Derek John de Solla Price (22 January 1922 – 3 September 1983) was a physicist, historian of science, and information scientist,
credited as the father of scientometrics.
==Biography==
Price was born in Leyton, England, to Philip Price, a tailor, and Fanny de Solla, a singer. He began work in 1938 as an assistant in a physics laboratory at the South West Essex Technical College, before studying Physics and Mathematics at the University of London, where he received a Bachelor of Science in 1942. He obtained a Doctor of Philosophy in experimental physics from the University of London in 1946.
Price worked as a teacher of applied mathematics at Raffles College (which was to become part of the University of Singapore in 1948). It was there that he formulated his theory on the exponential growth of science, an idea that occurred to him when he noticed the characteristic log curve of the ''Philosophical Transactions of the Royal Society'' between 1665 and 1850, which he had stacked against his wall at home while Raffles College had its library built.

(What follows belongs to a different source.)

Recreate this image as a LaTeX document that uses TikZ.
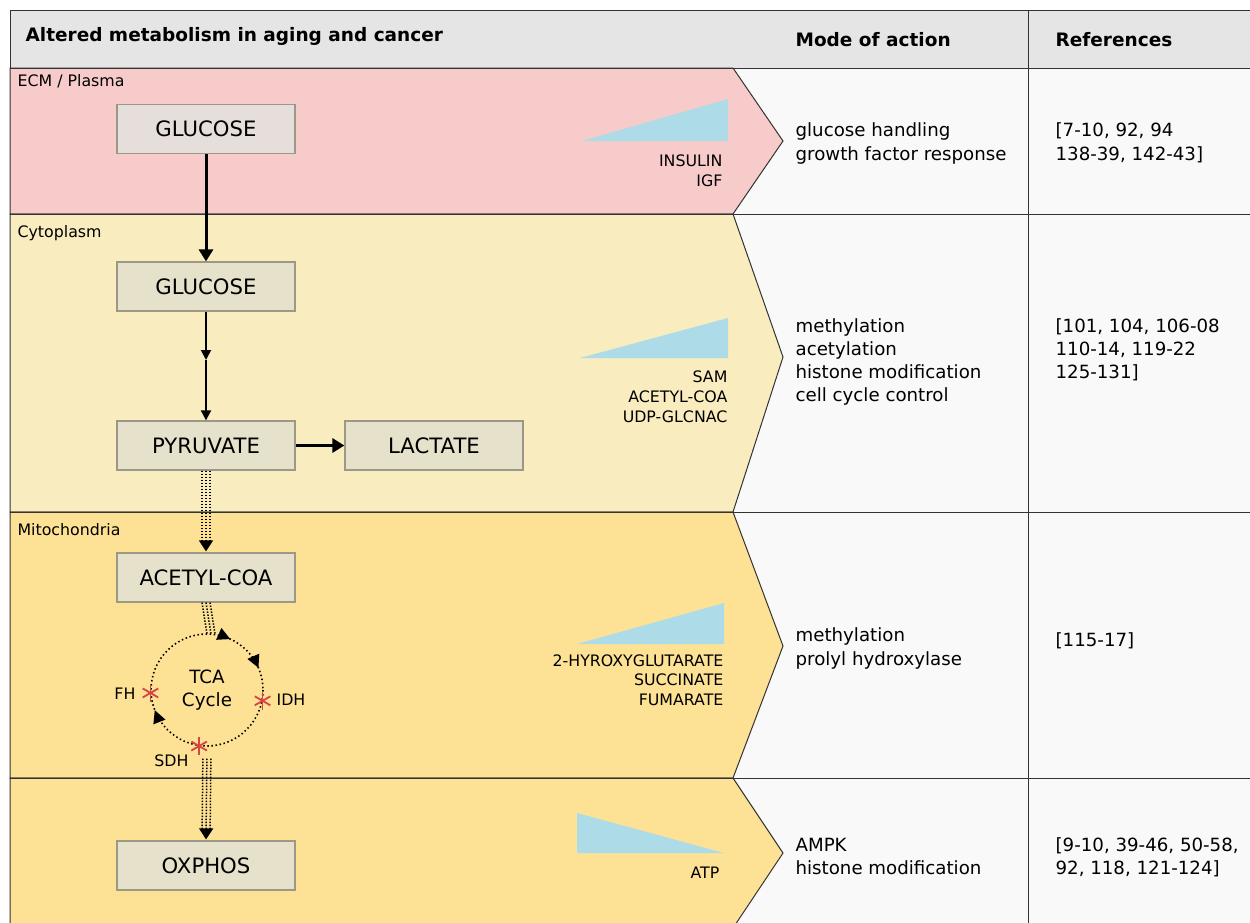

After three years, Price returned to England to work on a second Ph.D., in the history of science, this time at the University of Cambridge. During his Ph.D. studies, he accidentally discovered ''Equatorie of the Planetis'', a manuscript written in Middle English, which he attributed to Geoffrey Chaucer.
Around 1950, Price adopted his mother's Sephardic name, "de Solla", as a middle name. He was a "British Atheist... from a rather well-known Sephardic Jewish family", and although his Danish wife, Ellen, had been christened as a Lutheran, he did not, according to their son Mark, regard their marriage as "mixed", because they were both atheists.〔 〕
After obtaining his second doctorate, Price moved to the United States, where he served as a consultant to the Smithsonian Institution, and as a fellow at the Institute for Advanced Study in Princeton. His next post was at Yale University, where he worked until his death, serving as the Avalon Professor of the History of Science, and as chair of a new department that encompassed the histories of science, technology, and medicine.
In 1984, Price received, posthumously, the ASIS Research Award for outstanding contributions in the field of information science.